**TASK STATEMENT:** Give the listing again exactly, omitting its images.

**DATA TO USE:**
* begin *

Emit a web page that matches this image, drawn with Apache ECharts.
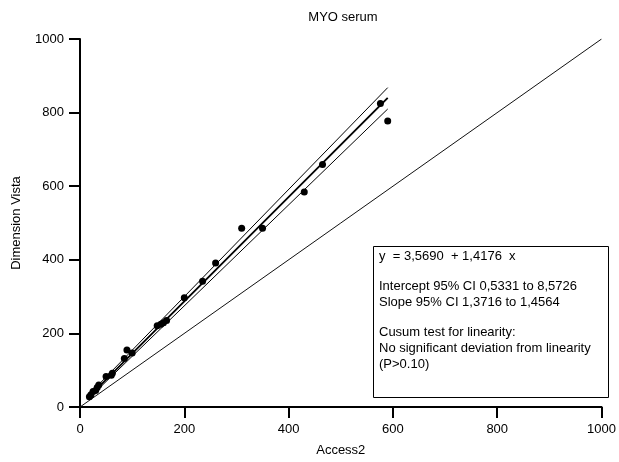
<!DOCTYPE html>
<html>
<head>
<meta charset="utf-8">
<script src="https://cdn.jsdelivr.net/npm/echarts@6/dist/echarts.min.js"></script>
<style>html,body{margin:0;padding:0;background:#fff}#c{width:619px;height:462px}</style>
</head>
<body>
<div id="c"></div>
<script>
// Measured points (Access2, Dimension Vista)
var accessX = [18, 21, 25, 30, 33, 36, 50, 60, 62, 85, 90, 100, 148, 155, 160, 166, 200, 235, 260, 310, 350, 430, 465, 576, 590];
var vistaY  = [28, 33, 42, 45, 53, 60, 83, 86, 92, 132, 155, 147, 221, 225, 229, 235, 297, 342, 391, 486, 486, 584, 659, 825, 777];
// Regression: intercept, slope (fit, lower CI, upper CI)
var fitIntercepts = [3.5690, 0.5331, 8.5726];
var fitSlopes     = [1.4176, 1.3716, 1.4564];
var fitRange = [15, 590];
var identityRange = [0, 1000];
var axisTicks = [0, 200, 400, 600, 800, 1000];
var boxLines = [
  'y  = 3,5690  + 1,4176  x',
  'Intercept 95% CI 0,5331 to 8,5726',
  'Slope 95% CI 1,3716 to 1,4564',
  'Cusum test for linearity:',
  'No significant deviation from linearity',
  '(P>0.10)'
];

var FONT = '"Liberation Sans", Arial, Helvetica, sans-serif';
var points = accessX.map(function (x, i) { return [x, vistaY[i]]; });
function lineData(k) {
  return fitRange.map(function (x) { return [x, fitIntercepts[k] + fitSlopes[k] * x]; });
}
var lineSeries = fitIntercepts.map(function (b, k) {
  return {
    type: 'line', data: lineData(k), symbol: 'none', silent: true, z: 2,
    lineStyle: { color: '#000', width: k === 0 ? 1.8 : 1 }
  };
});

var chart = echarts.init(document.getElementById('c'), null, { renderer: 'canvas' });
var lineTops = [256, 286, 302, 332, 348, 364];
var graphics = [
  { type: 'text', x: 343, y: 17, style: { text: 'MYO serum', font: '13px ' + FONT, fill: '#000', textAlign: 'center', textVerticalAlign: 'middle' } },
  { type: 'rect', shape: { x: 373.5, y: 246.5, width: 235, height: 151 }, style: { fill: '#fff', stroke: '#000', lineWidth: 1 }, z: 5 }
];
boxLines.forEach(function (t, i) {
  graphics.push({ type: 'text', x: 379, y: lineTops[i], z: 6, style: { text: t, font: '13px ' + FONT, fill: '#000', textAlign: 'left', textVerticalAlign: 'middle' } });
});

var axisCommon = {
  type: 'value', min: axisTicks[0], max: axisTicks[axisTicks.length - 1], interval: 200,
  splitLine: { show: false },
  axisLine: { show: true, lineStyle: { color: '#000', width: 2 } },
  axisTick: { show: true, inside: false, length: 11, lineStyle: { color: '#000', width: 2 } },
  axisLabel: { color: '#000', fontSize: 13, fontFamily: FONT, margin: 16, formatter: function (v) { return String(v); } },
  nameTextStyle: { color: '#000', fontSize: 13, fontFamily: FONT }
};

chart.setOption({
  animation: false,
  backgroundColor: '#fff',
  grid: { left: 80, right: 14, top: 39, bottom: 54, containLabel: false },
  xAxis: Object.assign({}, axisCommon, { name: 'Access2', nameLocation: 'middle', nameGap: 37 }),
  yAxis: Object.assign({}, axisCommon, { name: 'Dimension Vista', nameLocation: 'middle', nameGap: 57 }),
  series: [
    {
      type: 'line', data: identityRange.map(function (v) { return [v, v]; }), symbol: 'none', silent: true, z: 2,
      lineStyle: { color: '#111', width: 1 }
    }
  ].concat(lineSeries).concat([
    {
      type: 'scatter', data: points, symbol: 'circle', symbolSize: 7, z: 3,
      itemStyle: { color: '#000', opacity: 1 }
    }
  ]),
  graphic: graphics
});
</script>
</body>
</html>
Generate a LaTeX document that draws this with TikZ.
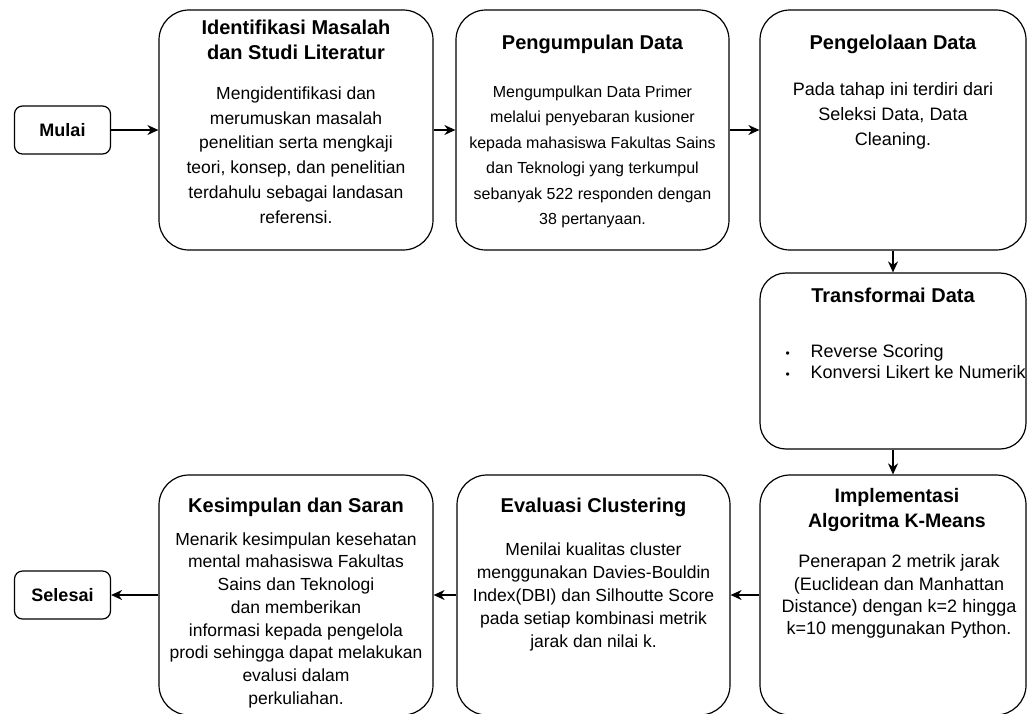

* end *

**TASK SOLUTION:**
Emit a web page that matches this image, drawn with Apache ECharts.
<!DOCTYPE html>
<html>
<head>
<meta charset="utf-8">
<script src="https://cdn.jsdelivr.net/npm/echarts@6/dist/echarts.min.js"></script>
<style>html,body{margin:0;padding:0;background:#fff}#c{width:619px;height:462px}</style>
</head>
<body>
<div id="c"></div>
<script>
// Measured points (Access2, Dimension Vista)
var accessX = [18, 21, 25, 30, 33, 36, 50, 60, 62, 85, 90, 100, 148, 155, 160, 166, 200, 235, 260, 310, 350, 430, 465, 576, 590];
var vistaY  = [28, 33, 42, 45, 53, 60, 83, 86, 92, 132, 155, 147, 221, 225, 229, 235, 297, 342, 391, 486, 486, 584, 659, 825, 777];
// Regression: intercept, slope (fit, lower CI, upper CI)
var fitIntercepts = [3.5690, 0.5331, 8.5726];
var fitSlopes     = [1.4176, 1.3716, 1.4564];
var fitRange = [15, 590];
var identityRange = [0, 1000];
var axisTicks = [0, 200, 400, 600, 800, 1000];
var boxLines = [
  'y  = 3,5690  + 1,4176  x',
  'Intercept 95% CI 0,5331 to 8,5726',
  'Slope 95% CI 1,3716 to 1,4564',
  'Cusum test for linearity:',
  'No significant deviation from linearity',
  '(P>0.10)'
];

var FONT = '"Liberation Sans", Arial, Helvetica, sans-serif';
var points = accessX.map(function (x, i) { return [x, vistaY[i]]; });
function lineData(k) {
  return fitRange.map(function (x) { return [x, fitIntercepts[k] + fitSlopes[k] * x]; });
}
var lineSeries = fitIntercepts.map(function (b, k) {
  return {
    type: 'line', data: lineData(k), symbol: 'none', silent: true, z: 2,
    lineStyle: { color: '#000', width: k === 0 ? 1.8 : 1 }
  };
});

var chart = echarts.init(document.getElementById('c'), null, { renderer: 'canvas' });
var lineTops = [256, 286, 302, 332, 348, 364];
var graphics = [
  { type: 'text', x: 343, y: 17, style: { text: 'MYO serum', font: '13px ' + FONT, fill: '#000', textAlign: 'center', textVerticalAlign: 'middle' } },
  { type: 'rect', shape: { x: 373.5, y: 246.5, width: 235, height: 151 }, style: { fill: '#fff', stroke: '#000', lineWidth: 1 }, z: 5 }
];
boxLines.forEach(function (t, i) {
  graphics.push({ type: 'text', x: 379, y: lineTops[i], z: 6, style: { text: t, font: '13px ' + FONT, fill: '#000', textAlign: 'left', textVerticalAlign: 'middle' } });
});

var axisCommon = {
  type: 'value', min: axisTicks[0], max: axisTicks[axisTicks.length - 1], interval: 200,
  splitLine: { show: false },
  axisLine: { show: true, lineStyle: { color: '#000', width: 2 } },
  axisTick: { show: true, inside: false, length: 11, lineStyle: { color: '#000', width: 2 } },
  axisLabel: { color: '#000', fontSize: 13, fontFamily: FONT, margin: 16, formatter: function (v) { return String(v); } },
  nameTextStyle: { color: '#000', fontSize: 13, fontFamily: FONT }
};

chart.setOption({
  animation: false,
  backgroundColor: '#fff',
  grid: { left: 80, right: 14, top: 39, bottom: 54, containLabel: false },
  xAxis: Object.assign({}, axisCommon, { name: 'Access2', nameLocation: 'middle', nameGap: 37 }),
  yAxis: Object.assign({}, axisCommon, { name: 'Dimension Vista', nameLocation: 'middle', nameGap: 57 }),
  series: [
    {
      type: 'line', data: identityRange.map(function (v) { return [v, v]; }), symbol: 'none', silent: true, z: 2,
      lineStyle: { color: '#111', width: 1 }
    }
  ].concat(lineSeries).concat([
    {
      type: 'scatter', data: points, symbol: 'circle', symbolSize: 7, z: 3,
      itemStyle: { color: '#000', opacity: 1 }
    }
  ]),
  graphic: graphics
});
</script>
</body>
</html>
Generate a LaTeX document that draws this with TikZ.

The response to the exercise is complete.